▸ Task to carry out
Retype, exactly as they stand, the lines from the start of the data to the line that contains "ReferenceArea, XAxis, YAxis", both ends included. Leave the pictures out.
□ □ □ □
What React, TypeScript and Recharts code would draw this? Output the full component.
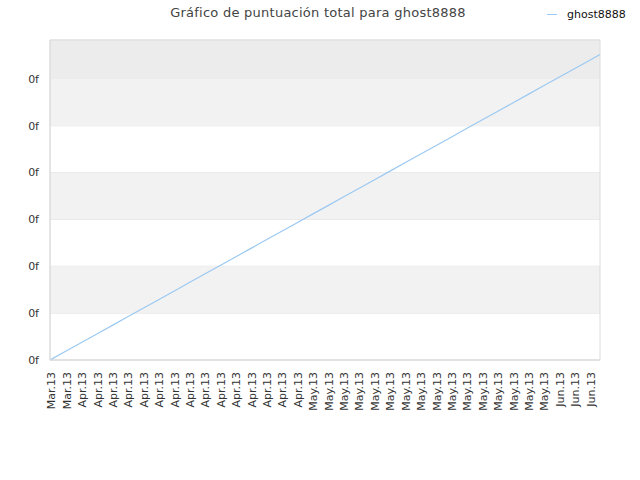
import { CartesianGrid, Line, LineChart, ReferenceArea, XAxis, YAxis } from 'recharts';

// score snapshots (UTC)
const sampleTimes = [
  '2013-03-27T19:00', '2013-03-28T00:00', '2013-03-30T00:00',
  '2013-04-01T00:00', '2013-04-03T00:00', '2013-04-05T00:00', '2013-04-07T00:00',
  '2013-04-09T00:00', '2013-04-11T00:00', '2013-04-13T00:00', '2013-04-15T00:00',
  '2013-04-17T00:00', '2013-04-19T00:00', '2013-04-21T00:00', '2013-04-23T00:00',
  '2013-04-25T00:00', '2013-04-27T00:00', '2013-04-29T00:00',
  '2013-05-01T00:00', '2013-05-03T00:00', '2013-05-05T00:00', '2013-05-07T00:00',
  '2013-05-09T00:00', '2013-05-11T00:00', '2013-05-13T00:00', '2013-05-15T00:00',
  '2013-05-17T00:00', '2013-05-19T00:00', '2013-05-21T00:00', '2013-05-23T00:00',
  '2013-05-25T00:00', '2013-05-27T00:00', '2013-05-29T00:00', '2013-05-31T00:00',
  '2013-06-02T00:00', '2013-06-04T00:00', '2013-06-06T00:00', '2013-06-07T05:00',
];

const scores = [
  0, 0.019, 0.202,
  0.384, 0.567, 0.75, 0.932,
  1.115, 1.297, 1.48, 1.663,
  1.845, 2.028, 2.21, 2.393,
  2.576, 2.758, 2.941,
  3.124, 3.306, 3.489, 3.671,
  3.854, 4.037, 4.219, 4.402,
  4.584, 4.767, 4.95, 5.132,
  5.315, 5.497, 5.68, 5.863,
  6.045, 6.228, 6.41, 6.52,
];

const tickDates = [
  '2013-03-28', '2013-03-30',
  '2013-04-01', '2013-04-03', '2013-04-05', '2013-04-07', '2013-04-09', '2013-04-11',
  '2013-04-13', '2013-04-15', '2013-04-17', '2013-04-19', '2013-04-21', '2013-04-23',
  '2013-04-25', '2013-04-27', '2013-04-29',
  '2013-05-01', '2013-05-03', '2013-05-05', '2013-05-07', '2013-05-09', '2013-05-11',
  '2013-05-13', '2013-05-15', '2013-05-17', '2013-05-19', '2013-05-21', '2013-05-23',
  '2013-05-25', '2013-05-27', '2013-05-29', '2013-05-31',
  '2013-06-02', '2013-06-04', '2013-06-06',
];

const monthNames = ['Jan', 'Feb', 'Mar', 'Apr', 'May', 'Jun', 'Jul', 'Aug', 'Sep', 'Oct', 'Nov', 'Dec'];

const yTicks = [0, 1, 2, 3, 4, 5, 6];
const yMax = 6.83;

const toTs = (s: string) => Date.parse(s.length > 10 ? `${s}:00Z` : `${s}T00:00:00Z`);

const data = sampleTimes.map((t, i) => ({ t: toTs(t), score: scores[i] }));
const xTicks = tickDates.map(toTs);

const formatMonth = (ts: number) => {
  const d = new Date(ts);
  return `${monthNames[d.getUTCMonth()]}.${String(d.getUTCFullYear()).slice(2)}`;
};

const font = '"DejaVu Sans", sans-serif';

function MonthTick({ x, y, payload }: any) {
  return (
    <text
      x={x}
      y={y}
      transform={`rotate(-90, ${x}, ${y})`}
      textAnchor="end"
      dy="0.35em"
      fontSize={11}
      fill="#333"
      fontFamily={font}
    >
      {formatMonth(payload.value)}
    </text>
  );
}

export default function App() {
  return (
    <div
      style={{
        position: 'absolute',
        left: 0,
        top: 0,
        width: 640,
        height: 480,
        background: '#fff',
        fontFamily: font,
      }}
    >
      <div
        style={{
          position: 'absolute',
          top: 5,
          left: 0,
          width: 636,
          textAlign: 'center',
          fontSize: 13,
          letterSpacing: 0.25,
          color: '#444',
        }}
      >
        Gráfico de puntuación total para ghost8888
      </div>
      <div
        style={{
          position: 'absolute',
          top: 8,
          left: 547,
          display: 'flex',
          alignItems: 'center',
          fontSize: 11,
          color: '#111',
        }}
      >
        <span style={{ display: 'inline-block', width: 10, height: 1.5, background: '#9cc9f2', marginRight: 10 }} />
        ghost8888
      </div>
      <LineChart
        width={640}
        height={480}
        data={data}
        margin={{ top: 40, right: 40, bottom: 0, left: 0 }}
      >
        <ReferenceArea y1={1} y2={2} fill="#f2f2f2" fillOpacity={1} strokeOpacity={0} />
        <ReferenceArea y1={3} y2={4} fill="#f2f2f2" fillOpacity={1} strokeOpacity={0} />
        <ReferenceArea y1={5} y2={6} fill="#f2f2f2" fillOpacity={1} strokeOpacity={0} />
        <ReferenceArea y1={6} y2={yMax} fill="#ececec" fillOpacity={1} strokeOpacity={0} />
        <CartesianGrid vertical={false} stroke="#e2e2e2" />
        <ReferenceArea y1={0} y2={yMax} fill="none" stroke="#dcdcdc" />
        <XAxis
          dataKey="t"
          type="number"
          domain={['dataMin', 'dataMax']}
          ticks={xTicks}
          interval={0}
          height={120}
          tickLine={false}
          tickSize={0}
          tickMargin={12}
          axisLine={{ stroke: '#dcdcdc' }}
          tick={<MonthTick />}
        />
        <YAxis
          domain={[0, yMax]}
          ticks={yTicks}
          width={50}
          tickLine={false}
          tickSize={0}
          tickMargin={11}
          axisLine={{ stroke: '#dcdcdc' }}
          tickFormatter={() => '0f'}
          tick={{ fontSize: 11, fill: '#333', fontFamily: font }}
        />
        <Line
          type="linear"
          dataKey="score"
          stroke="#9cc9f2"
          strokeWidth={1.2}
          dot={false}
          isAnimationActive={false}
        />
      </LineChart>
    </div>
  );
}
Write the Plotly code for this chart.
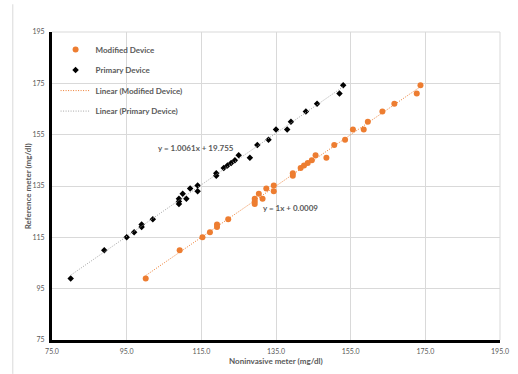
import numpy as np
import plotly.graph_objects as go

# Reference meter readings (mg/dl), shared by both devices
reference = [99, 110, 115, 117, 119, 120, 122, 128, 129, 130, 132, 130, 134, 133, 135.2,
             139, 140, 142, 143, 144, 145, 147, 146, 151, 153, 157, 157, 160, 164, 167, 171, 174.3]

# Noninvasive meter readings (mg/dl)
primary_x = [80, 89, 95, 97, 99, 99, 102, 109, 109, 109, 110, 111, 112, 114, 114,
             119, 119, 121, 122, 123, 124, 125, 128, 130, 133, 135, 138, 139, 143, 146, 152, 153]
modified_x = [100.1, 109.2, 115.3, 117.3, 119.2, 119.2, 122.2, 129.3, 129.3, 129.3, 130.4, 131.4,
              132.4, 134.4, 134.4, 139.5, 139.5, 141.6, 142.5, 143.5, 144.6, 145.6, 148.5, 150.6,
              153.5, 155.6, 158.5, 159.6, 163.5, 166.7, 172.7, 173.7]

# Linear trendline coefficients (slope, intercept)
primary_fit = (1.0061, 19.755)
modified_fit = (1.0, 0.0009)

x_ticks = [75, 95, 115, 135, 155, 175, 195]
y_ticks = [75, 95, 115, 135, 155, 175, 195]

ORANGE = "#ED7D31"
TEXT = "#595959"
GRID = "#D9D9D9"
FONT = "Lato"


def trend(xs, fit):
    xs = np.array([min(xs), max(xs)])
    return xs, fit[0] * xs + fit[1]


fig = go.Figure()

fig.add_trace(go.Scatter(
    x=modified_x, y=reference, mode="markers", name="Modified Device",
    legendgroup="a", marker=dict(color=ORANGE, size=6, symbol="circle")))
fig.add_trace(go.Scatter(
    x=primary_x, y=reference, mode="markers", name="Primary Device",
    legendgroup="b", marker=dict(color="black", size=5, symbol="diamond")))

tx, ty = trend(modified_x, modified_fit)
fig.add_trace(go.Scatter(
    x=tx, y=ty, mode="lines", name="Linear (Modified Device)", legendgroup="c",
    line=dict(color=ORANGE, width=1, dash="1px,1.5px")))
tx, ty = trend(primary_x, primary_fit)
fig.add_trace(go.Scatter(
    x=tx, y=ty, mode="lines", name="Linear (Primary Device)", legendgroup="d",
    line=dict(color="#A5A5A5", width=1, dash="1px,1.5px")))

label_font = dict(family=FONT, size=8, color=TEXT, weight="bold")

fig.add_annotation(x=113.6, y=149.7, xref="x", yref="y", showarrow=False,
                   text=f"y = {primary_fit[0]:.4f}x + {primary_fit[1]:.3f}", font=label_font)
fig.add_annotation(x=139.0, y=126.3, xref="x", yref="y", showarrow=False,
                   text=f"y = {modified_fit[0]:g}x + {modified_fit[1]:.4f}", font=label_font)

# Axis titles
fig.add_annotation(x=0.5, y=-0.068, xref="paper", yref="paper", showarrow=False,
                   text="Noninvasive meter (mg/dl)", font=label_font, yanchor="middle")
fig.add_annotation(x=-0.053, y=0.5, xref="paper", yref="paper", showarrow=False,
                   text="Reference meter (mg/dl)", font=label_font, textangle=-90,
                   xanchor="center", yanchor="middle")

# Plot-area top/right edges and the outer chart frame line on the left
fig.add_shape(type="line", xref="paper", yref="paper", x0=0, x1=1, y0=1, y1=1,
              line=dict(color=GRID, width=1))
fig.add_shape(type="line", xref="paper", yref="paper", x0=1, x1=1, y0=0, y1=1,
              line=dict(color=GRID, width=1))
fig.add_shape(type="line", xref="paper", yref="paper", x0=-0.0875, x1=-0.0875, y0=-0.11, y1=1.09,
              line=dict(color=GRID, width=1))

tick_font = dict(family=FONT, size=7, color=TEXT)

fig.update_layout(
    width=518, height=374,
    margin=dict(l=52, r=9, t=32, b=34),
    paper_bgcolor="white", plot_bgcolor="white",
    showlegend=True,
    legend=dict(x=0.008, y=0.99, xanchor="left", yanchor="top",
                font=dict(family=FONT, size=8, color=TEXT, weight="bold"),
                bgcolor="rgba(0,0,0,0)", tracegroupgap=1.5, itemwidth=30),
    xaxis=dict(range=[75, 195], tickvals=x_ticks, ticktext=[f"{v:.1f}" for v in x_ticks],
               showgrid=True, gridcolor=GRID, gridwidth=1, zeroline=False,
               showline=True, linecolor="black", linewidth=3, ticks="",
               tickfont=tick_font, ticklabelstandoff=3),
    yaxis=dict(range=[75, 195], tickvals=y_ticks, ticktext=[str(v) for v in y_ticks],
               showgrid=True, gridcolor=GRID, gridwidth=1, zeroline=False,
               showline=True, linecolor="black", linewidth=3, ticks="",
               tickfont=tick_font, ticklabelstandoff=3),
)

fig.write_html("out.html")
□ □ □ □
▸ Full output
What React, TypeScript and Recharts code would draw this? Output the full component.
import { CartesianGrid, Line, LineChart, ReferenceArea, XAxis, YAxis } from 'recharts';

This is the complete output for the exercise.